>> Start

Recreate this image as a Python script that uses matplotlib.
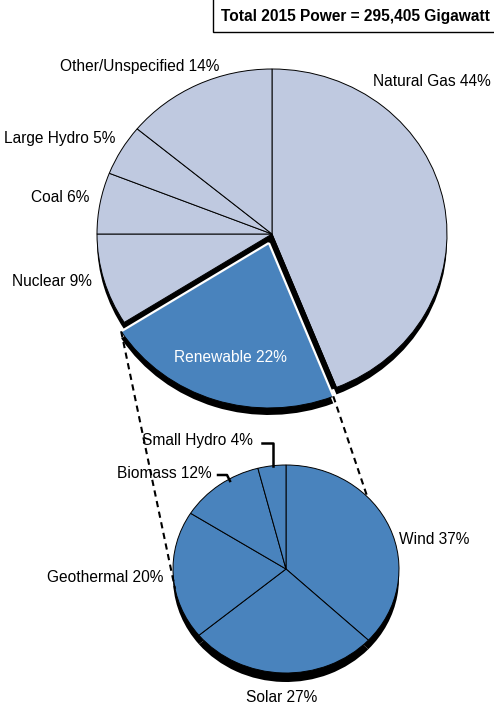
import numpy as np
import matplotlib
matplotlib.use('Agg')
import matplotlib.pyplot as plt
from matplotlib.patches import Rectangle
from matplotlib.transforms import Affine2D

plt.rcParams['font.family'] = ['Liberation Sans', 'DejaVu Sans']

# ---- data ----
main_labels = ['Natural Gas', 'Renewable', 'Nuclear', 'Coal', 'Large Hydro', 'Other/Unspecified']
main_values = [44, 22, 9, 6, 5, 14]
renew_labels = ['Wind', 'Solar', 'Geothermal', 'Biomass', 'Small Hydro']
renew_values = [37, 27, 20, 12, 4]
title_text = 'Total 2015 Power = 295,405 Gigawatt'

# ---- layout ----
W, H = 494, 707
fig = plt.figure(figsize=(W / 100, H / 100), dpi=100)
ax = fig.add_axes([0, 0, 1, 1])


def Y(py):
    return H - py


LIGHT = '#BFC9E0'
BLUE = '#4983BD'
FS = 11.2

big_c = (272, Y(234))
big_r = 175
big_s = 165 / 175
small_c = (286, Y(569))
small_r = 113
small_s = 104 / 113
ri = main_labels.index('Renewable')
explode = [10 if i == ri else 0 for i in range(len(main_values))]
common = dict(startangle=90, counterclock=False)


def squash(cx, cy, s):
    return Affine2D().translate(-cx, -cy).scale(1, s).translate(cx, cy)


def draw_pie(values, center, radius, s, colors, expl=None, **wp):
    wedges, _ = ax.pie(values, radius=radius, center=center, explode=expl,
                       colors=colors, wedgeprops=wp, **common)
    tr = squash(center[0], center[1], s)
    for w in wedges:
        w.set_transform(tr + ax.transData)
    return wedges, tr


# shadow of main pie (incl. exploded slice)
draw_pie(main_values, (big_c[0], big_c[1] - 7), big_r, big_s, ['black'] * len(main_values),
         explode, linewidth=0)
# main pie, hole of renewable slice drawn black
cols = ['black' if i == ri else LIGHT for i in range(len(main_values))]
draw_pie(main_values, big_c, big_r, big_s, cols, None, edgecolor='black', linewidth=0.7)
# exploded renewable slice
wedges, tr = draw_pie(main_values, big_c, big_r, big_s, [BLUE] * len(main_values), explode,
                      edgecolor='black', linewidth=0.7)
for i, w in enumerate(wedges):
    if i != ri:
        w.set_visible(False)
rw = wedges[ri]
rc = tr.transform(np.array(rw.center))
corners = []
for th in (rw.theta1, rw.theta2):
    p = np.array(rw.center) + rw.r * np.array([np.cos(np.radians(th)), np.sin(np.radians(th))])
    p = tr.transform(p)
    corners.append(p)
    ax.plot([rc[0], p[0]], [rc[1], p[1]], color='white', lw=1.6, solid_capstyle='butt', zorder=5)

# small pie: shadow then pie
draw_pie(renew_values, (small_c[0], small_c[1] - 9), small_r, small_s,
         ['black'] * len(renew_values), None, linewidth=0)
draw_pie(renew_values, small_c, small_r, small_s, [BLUE] * len(renew_values), None,
         edgecolor='black', linewidth=0.7)

# dashed connectors between renewable slice and small pie
for p, ang in zip(corners, (191, 44)):
    q = np.array(small_c) + small_r * np.array([np.cos(np.radians(ang)),
                                                small_s * np.sin(np.radians(ang))])
    ax.plot([p[0], q[0]], [p[1], q[1]], color='black', lw=1.5, dashes=(3, 2.2), zorder=6)

# labels
main_pos = {'Natural Gas': (432, 82), 'Renewable': (230, 357), 'Nuclear': (52, 281),
            'Coal': (60, 198), 'Large Hydro': (60, 138), 'Other/Unspecified': (140, 66)}
for lab, v in zip(main_labels, main_values):
    x, y = main_pos[lab]
    ax.text(x, Y(y), f'{lab} {v}%', ha='center', va='center', fontsize=FS,
            color='white' if lab == 'Renewable' else 'black', zorder=7)

small_pos = {'Wind': (434, 540), 'Solar': (282, 697), 'Geothermal': (105, 577),
             'Biomass': (164, 474), 'Small Hydro': (197, 441)}
for lab, v in zip(renew_labels, renew_values):
    x, y = small_pos[lab]
    ax.text(x, Y(y), f'{lab} {v}%', ha='center', va='center', fontsize=FS, zorder=7)

# leader lines for small slices
ax.plot([262, 273, 273], [Y(443), Y(443), Y(466)], color='black', lw=1.8, zorder=7)
ax.plot([218, 227, 230], [Y(475), Y(475), Y(481)], color='black', lw=1.8, zorder=7)

# title box
ax.add_patch(Rectangle((213, Y(32)), 400, 60, facecolor='white', edgecolor='black', lw=1, zorder=8))
ax.text(221, Y(16), title_text, ha='left', va='center', fontsize=FS, fontweight='bold',
        zorder=9, clip_on=True)

ax.set_xlim(0, W)
ax.set_ylim(0, H)
ax.set_aspect('auto')
ax.axis('off')
fig.savefig('out.png', dpi=100)
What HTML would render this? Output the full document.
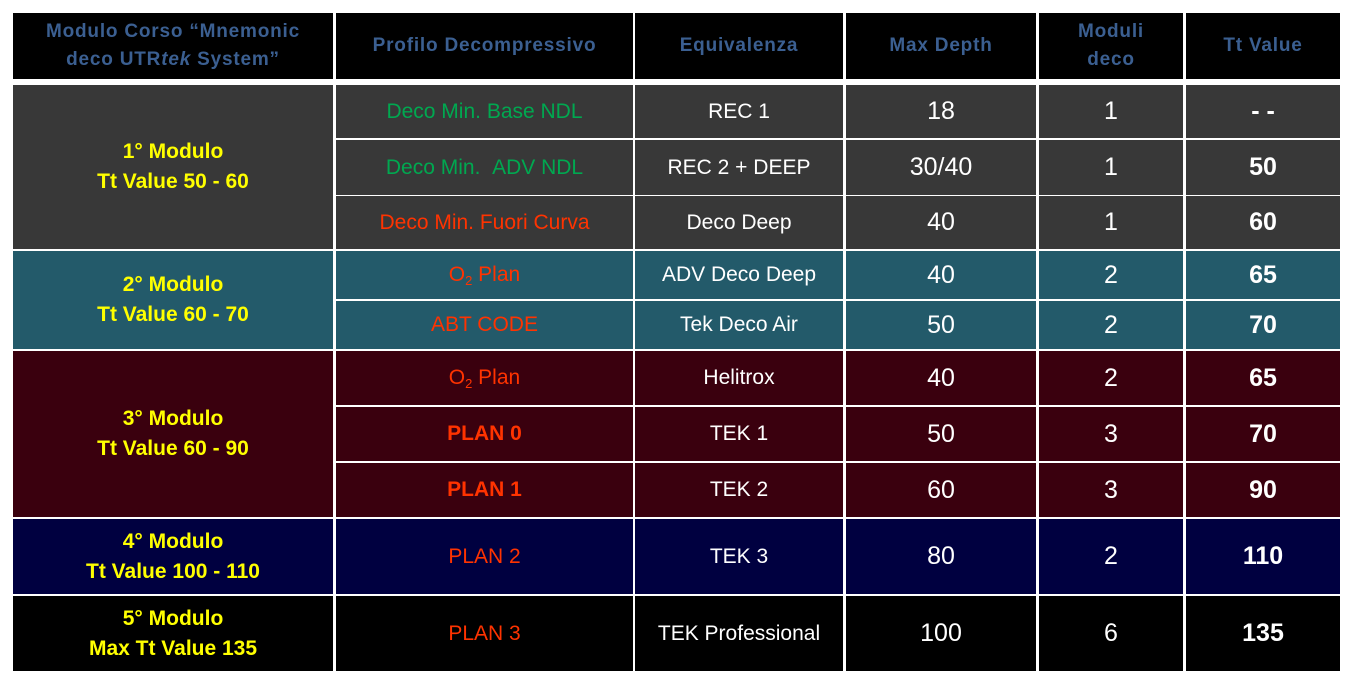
<!DOCTYPE html>
<html><head><meta charset="utf-8"><style>
body{margin:0;width:1353px;height:684px;background:#fff;position:relative;overflow:hidden;font-family:"Liberation Sans Narrow","Liberation Sans",sans-serif}
.c{position:absolute;display:flex;align-items:center;justify-content:center;text-align:center;color:#fff;box-sizing:border-box}
.h{background:#000;color:#3b5f91;font-family:"Liberation Sans",sans-serif;font-weight:bold;font-size:19px;line-height:28px;letter-spacing:0.8px}
.g{background:#383838}.t{background:#235a6a}.m{background:#3a000e}.n{background:#000040}.k{background:#000}
.y{color:#ffff00;font-weight:bold;font-size:21px;line-height:30px}
.gr{color:#00a850;font-size:21px}.rd{color:#ff3300;font-size:21px}.bd{font-weight:bold}
.e{font-size:21px}.v{font-size:25px}.b{font-size:25px;font-weight:bold}
sub{font-size:13px;vertical-align:-4px}
</style></head><body>
<div class="c h" style="left:13px;top:13px;width:320px;height:66px"><span>Modulo Corso “Mnemonic<br>deco UTR<i>tek</i> System”</span></div>
<div class="c h" style="left:336px;top:13px;width:297px;height:66px"><span>Profilo Decompressivo</span></div>
<div class="c h" style="left:635px;top:13px;width:208px;height:66px"><span>Equivalenza</span></div>
<div class="c h" style="left:846px;top:13px;width:190px;height:66px"><span>Max Depth</span></div>
<div class="c h" style="left:1039px;top:13px;width:144px;height:66px"><span>Moduli<br>deco</span></div>
<div class="c h" style="left:1186px;top:13px;width:154px;height:66px"><span>Tt Value</span></div>

<div class="c g y" style="left:13px;top:85px;width:320px;height:164px"><span>1° Modulo<br>Tt Value 50 - 60</span></div>
<div class="c t y" style="left:13px;top:251px;width:320px;height:98px"><span>2° Modulo<br>Tt Value 60 - 70</span></div>
<div class="c m y" style="left:13px;top:351px;width:320px;height:166px"><span>3° Modulo<br>Tt Value 60 - 90</span></div>
<div class="c n y" style="left:13px;top:519px;width:320px;height:75px"><span>4° Modulo<br>Tt Value 100 - 110</span></div>
<div class="c k y" style="left:13px;top:596px;width:320px;height:75px"><span>5° Modulo<br>Max Tt Value 135</span></div>

<div class="c g gr" style="left:336px;top:85px;width:297px;height:53px">Deco Min. Base NDL</div>
<div class="c g e" style="left:635px;top:85px;width:208px;height:53px">REC 1</div>
<div class="c g v" style="left:846px;top:85px;width:190px;height:53px">18</div>
<div class="c g v" style="left:1039px;top:85px;width:144px;height:53px">1</div>
<div class="c g b" style="left:1186px;top:85px;width:154px;height:53px">- -</div>

<div class="c g gr" style="left:336px;top:140px;width:297px;height:55px">Deco Min.&nbsp;&nbsp;ADV NDL</div>
<div class="c g e" style="left:635px;top:140px;width:208px;height:55px">REC 2 + DEEP</div>
<div class="c g v" style="left:846px;top:140px;width:190px;height:55px">30/40</div>
<div class="c g v" style="left:1039px;top:140px;width:144px;height:55px">1</div>
<div class="c g b" style="left:1186px;top:140px;width:154px;height:55px">50</div>

<div class="c g rd" style="left:336px;top:196px;width:297px;height:53px">Deco Min. Fuori Curva</div>
<div class="c g e" style="left:635px;top:196px;width:208px;height:53px">Deco Deep</div>
<div class="c g v" style="left:846px;top:196px;width:190px;height:53px">40</div>
<div class="c g v" style="left:1039px;top:196px;width:144px;height:53px">1</div>
<div class="c g b" style="left:1186px;top:196px;width:154px;height:53px">60</div>

<div class="c t rd" style="left:336px;top:251px;width:297px;height:48px"><span>O<sub>2</sub> Plan</span></div>
<div class="c t e" style="left:635px;top:251px;width:208px;height:48px">ADV Deco Deep</div>
<div class="c t v" style="left:846px;top:251px;width:190px;height:48px">40</div>
<div class="c t v" style="left:1039px;top:251px;width:144px;height:48px">2</div>
<div class="c t b" style="left:1186px;top:251px;width:154px;height:48px">65</div>

<div class="c t rd" style="left:336px;top:301px;width:297px;height:48px">ABT CODE</div>
<div class="c t e" style="left:635px;top:301px;width:208px;height:48px">Tek Deco Air</div>
<div class="c t v" style="left:846px;top:301px;width:190px;height:48px">50</div>
<div class="c t v" style="left:1039px;top:301px;width:144px;height:48px">2</div>
<div class="c t b" style="left:1186px;top:301px;width:154px;height:48px">70</div>

<div class="c m rd" style="left:336px;top:351px;width:297px;height:54px"><span>O<sub>2</sub> Plan</span></div>
<div class="c m e" style="left:635px;top:351px;width:208px;height:54px">Helitrox</div>
<div class="c m v" style="left:846px;top:351px;width:190px;height:54px">40</div>
<div class="c m v" style="left:1039px;top:351px;width:144px;height:54px">2</div>
<div class="c m b" style="left:1186px;top:351px;width:154px;height:54px">65</div>

<div class="c m rd bd" style="left:336px;top:407px;width:297px;height:54px">PLAN 0</div>
<div class="c m e" style="left:635px;top:407px;width:208px;height:54px">TEK 1</div>
<div class="c m v" style="left:846px;top:407px;width:190px;height:54px">50</div>
<div class="c m v" style="left:1039px;top:407px;width:144px;height:54px">3</div>
<div class="c m b" style="left:1186px;top:407px;width:154px;height:54px">70</div>

<div class="c m rd bd" style="left:336px;top:463px;width:297px;height:54px">PLAN 1</div>
<div class="c m e" style="left:635px;top:463px;width:208px;height:54px">TEK 2</div>
<div class="c m v" style="left:846px;top:463px;width:190px;height:54px">60</div>
<div class="c m v" style="left:1039px;top:463px;width:144px;height:54px">3</div>
<div class="c m b" style="left:1186px;top:463px;width:154px;height:54px">90</div>

<div class="c n rd" style="left:336px;top:519px;width:297px;height:75px">PLAN 2</div>
<div class="c n e" style="left:635px;top:519px;width:208px;height:75px">TEK 3</div>
<div class="c n v" style="left:846px;top:519px;width:190px;height:75px">80</div>
<div class="c n v" style="left:1039px;top:519px;width:144px;height:75px">2</div>
<div class="c n b" style="left:1186px;top:519px;width:154px;height:75px">110</div>

<div class="c k rd" style="left:336px;top:596px;width:297px;height:75px">PLAN 3</div>
<div class="c k e" style="left:635px;top:596px;width:208px;height:75px">TEK Professional</div>
<div class="c k v" style="left:846px;top:596px;width:190px;height:75px">100</div>
<div class="c k v" style="left:1039px;top:596px;width:144px;height:75px">6</div>
<div class="c k b" style="left:1186px;top:596px;width:154px;height:75px">135</div>
</body></html>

>> End

Write out every line of the entries that holds the word "this".

▶ **Output**
Recreate this image as a Python script that uses matplotlib.
What HTML would render this? Output the full document.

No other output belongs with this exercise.